The trap is waiting until “tax time” or until you feel the pinch to look at your numbers. In a driving school, cash problems usually show up through vehicle and instructor costs—brake jobs, new tires, insurance renewals, and contractor invoices. If you only check your bank balance once in a while, you miss the slow leak: deposits not matching your true weekly spend, card fees eating into margin, or maintenance bills hitting sooner than expected. By the time you notice, you’re already committed to next-week lesson schedules and instructor bookings—so you scramble instead of steering.

📊 The Core KPI

Cash Runway in Weeks: Cash Runway (weeks) = Current available cash ÷ Average weekly cash burn. Use your last 8 weeks of records to calculate Average weekly cash burn = (Total cash out in last 8 weeks ÷ 8). Benchmark: aim for 8+ weeks of runway for a steady driving school; 12+ weeks if you’re scaling ads or adding an extra vehicle.

🛑 The Bottleneck

A common bottleneck is thinking you need complex accounting software before you can manage money. For driving schools, the reality is that most cash problems come from day-to-day cash timing—deposits vs payouts to instructors, vehicle costs landing mid-month, and card fees reducing what you think you earned. When owners delay tracking because “I’ll set it up later,” they lose the ability to forecast and make confident decisions about ads, hiring, and maintenance. The constraint isn’t your business—it’s the lack of a simple, weekly system that shows cash movement clearly.

✅ Action Items

1. Start a Weekly Cash Ledger (same day every week)
- On Monday, total last week’s lesson deposits collected, full lesson payments collected, and any assessment payments received.
- Total all instructor pay and contractor invoices paid, plus vehicle costs (fuel, servicing, repairs), insurance, software, and marketing spend.
- Write “Cash In, Cash Out, Net Cash” for the week.

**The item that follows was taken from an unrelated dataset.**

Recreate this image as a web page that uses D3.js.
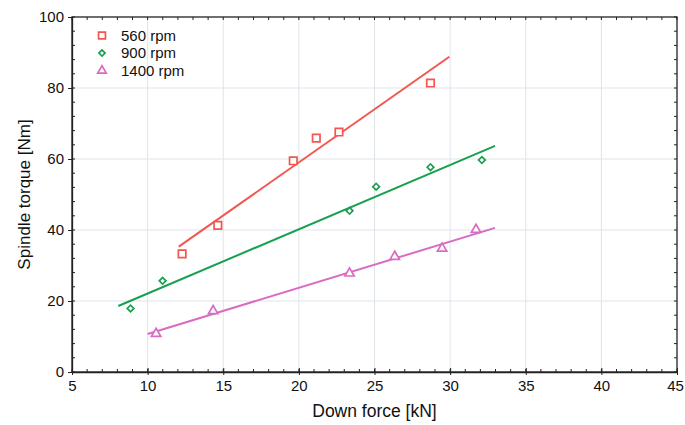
<!DOCTYPE html>
<html><head><meta charset="utf-8">
<script src="https://cdn.jsdelivr.net/npm/d3@7"></script>
<style>body{margin:0;background:#fff}svg{display:block}text{font-family:"Liberation Sans",Arial,sans-serif;fill:#111}</style>
</head><body><svg id="c" width="685" height="425"></svg>
<script>
const seriesNames = ["560 rpm", "900 rpm", "1400 rpm"];
const colors = ["#f2564e", "#17a04f", "#d96cc2"];
const x560 = [12.28, 14.64, 19.63, 21.15, 22.65, 28.70];
const y560 = [33.3, 41.3, 59.5, 65.9, 67.6, 81.4];
const x900 = [8.87, 10.99, 23.35, 25.11, 28.70, 32.10];
const y900 = [17.9, 25.7, 45.4, 52.2, 57.7, 59.7];
const x1400 = [10.56, 14.33, 23.35, 26.34, 29.47, 31.71];
const y1400 = [10.8, 17.2, 27.8, 32.5, 34.8, 40.1];
const fitX560 = [12.06, 29.95], fitY560 = [35.3, 88.8];
const fitX900 = [8.06, 32.97], fitY900 = [18.6, 63.7];
const fitX1400 = [10.0, 32.97], fitY1400 = [10.7, 40.6];
const xTicks = [5, 10, 15, 20, 25, 30, 35, 40, 45];
const yTicks = [0, 20, 40, 60, 80, 100];

const W = 685, H = 425, m = {l: 72, r: 8, t: 17, b: 53};
const svg = d3.select("#c");
const x = d3.scaleLinear().domain([5, 45]).range([m.l, W - m.r]);
const y = d3.scaleLinear().domain([0, 100]).range([H - m.b, m.t]);

// gridlines
const g = svg.append("g");
g.selectAll("line.gx").data(xTicks.slice(1, -1)).join("line")
  .attr("x1", d => x(d)).attr("x2", d => x(d)).attr("y1", y(0)).attr("y2", y(100))
  .attr("stroke", "#dfe4ea").attr("stroke-width", 1);
g.selectAll("line.gy").data(yTicks.slice(1, -1)).join("line")
  .attr("x1", x(5)).attr("x2", x(45)).attr("y1", d => y(d)).attr("y2", d => y(d))
  .attr("stroke", "#dfe4ea").attr("stroke-width", 1);

// minor ticks inside
const minorX = d3.range(5, 45.01, 1), minorY = d3.range(0, 100.01, 4);
const axG = svg.append("g").attr("stroke", "#222").attr("stroke-width", 1);
minorX.forEach(v => {
  axG.append("line").attr("x1", x(v)).attr("x2", x(v)).attr("y1", y(0)).attr("y2", y(0) - 3);
  axG.append("line").attr("x1", x(v)).attr("x2", x(v)).attr("y1", y(100)).attr("y2", y(100) + 3);
});
minorY.forEach(v => {
  axG.append("line").attr("x1", x(5)).attr("x2", x(5) + 3).attr("y1", y(v)).attr("y2", y(v));
  axG.append("line").attr("x1", x(45)).attr("x2", x(45) - 3).attr("y1", y(v)).attr("y2", y(v));
});

// axes
const xAxis = d3.axisBottom(x).tickValues(xTicks).tickSizeInner(-4).tickSizeOuter(0).tickPadding(8);
const yAxis = d3.axisLeft(y).tickValues(yTicks).tickSizeInner(4).tickSizeOuter(0).tickPadding(4);
const xa = svg.append("g").attr("transform", `translate(0,${y(0)})`).call(xAxis);
const ya = svg.append("g").attr("transform", `translate(${x(5)},0)`).call(yAxis);
[xa, ya].forEach(a => {
  a.selectAll("text").style("font-size", "15px").attr("fill", "#111");
  a.selectAll("line").attr("stroke", "#222");
  a.select(".domain").attr("stroke", "#222").attr("stroke-width", 1.3);
});
xa.selectAll(".tick line").attr("y1", 3);
xa.selectAll(".tick text").filter(d => d === 45).attr("dx", "-2");
// frame top/right
svg.append("rect").attr("x", x(5)).attr("y", y(100)).attr("width", x(45) - x(5)).attr("height", y(0) - y(100))
  .attr("fill", "none").attr("stroke", "#222").attr("stroke-width", 1.3);

// titles
svg.append("text").attr("x", (x(5) + x(45)) / 2).attr("y", 417).attr("text-anchor", "middle")
  .style("font-size", "17.5px").text("Down force [kN]");
svg.append("text").attr("transform", `translate(30,${(y(0) + y(100)) / 2}) rotate(-90)`).attr("text-anchor", "middle")
  .style("font-size", "17px").text("Spindle torque [Nm]");

// data
const series = [
  {xs: x560, ys: y560, fx: fitX560, fy: fitY560, sym: d3.symbolSquare, size: 56, rot: 0},
  {xs: x900, ys: y900, fx: fitX900, fy: fitY900, sym: d3.symbolSquare, size: 22, rot: 45},
  {xs: x1400, ys: y1400, fx: fitX1400, fy: fitY1400, sym: d3.symbolTriangle, size: 38, rot: 0}
];
const line = d3.line().x(d => x(d[0])).y(d => y(d[1]));
series.forEach((s, i) => {
  svg.append("path").attr("d", line(d3.zip(s.fx, s.fy))).attr("fill", "none")
    .attr("stroke", colors[i]).attr("stroke-width", 2);
  const sym = d3.symbol().type(s.sym).size(s.size);
  svg.selectAll(null).data(d3.zip(s.xs, s.ys)).join("path")
    .attr("d", sym).attr("transform", d => `translate(${x(d[0])},${y(d[1])}) rotate(${s.rot})`)
    .attr("fill", "#fff").attr("stroke", colors[i]).attr("stroke-width", 1.7);
});

// legend
const lg = svg.append("g");
seriesNames.forEach((n, i) => {
  const yy = 35.5 + i * 17.6;
  const s = series[i];
  lg.append("path").attr("d", d3.symbol().type(s.sym).size(s.size * 0.85)())
    .attr("transform", `translate(102,${yy}) rotate(${s.rot})`)
    .attr("fill", "#fff").attr("stroke", colors[i]).attr("stroke-width", 1.7);
  lg.append("text").attr("x", 121).attr("y", yy + 5).style("font-size", "15px").text(n);
});
</script></body></html>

2. Track your “next 30 days” bills
- Create a simple list of due dates: instructor pay days, insurance renewal dates, scheduled servicing/MOT, and planned ad spend.
- Compare it to your expected cash coming in from deposits and remaining lesson payments.

3. Put aside tax cash immediately
- Each week, move a set percentage of lesson revenue into a “tax set-aside” line in your records (or a separate savings bucket) so you’re never surprised at tax time.

4. Use your ledger to decide one action
- If your runway is under target, either pause non-essential ad tests for 2 weeks, require/encourage deposits for bookings, or renegotiate vehicle repair timing.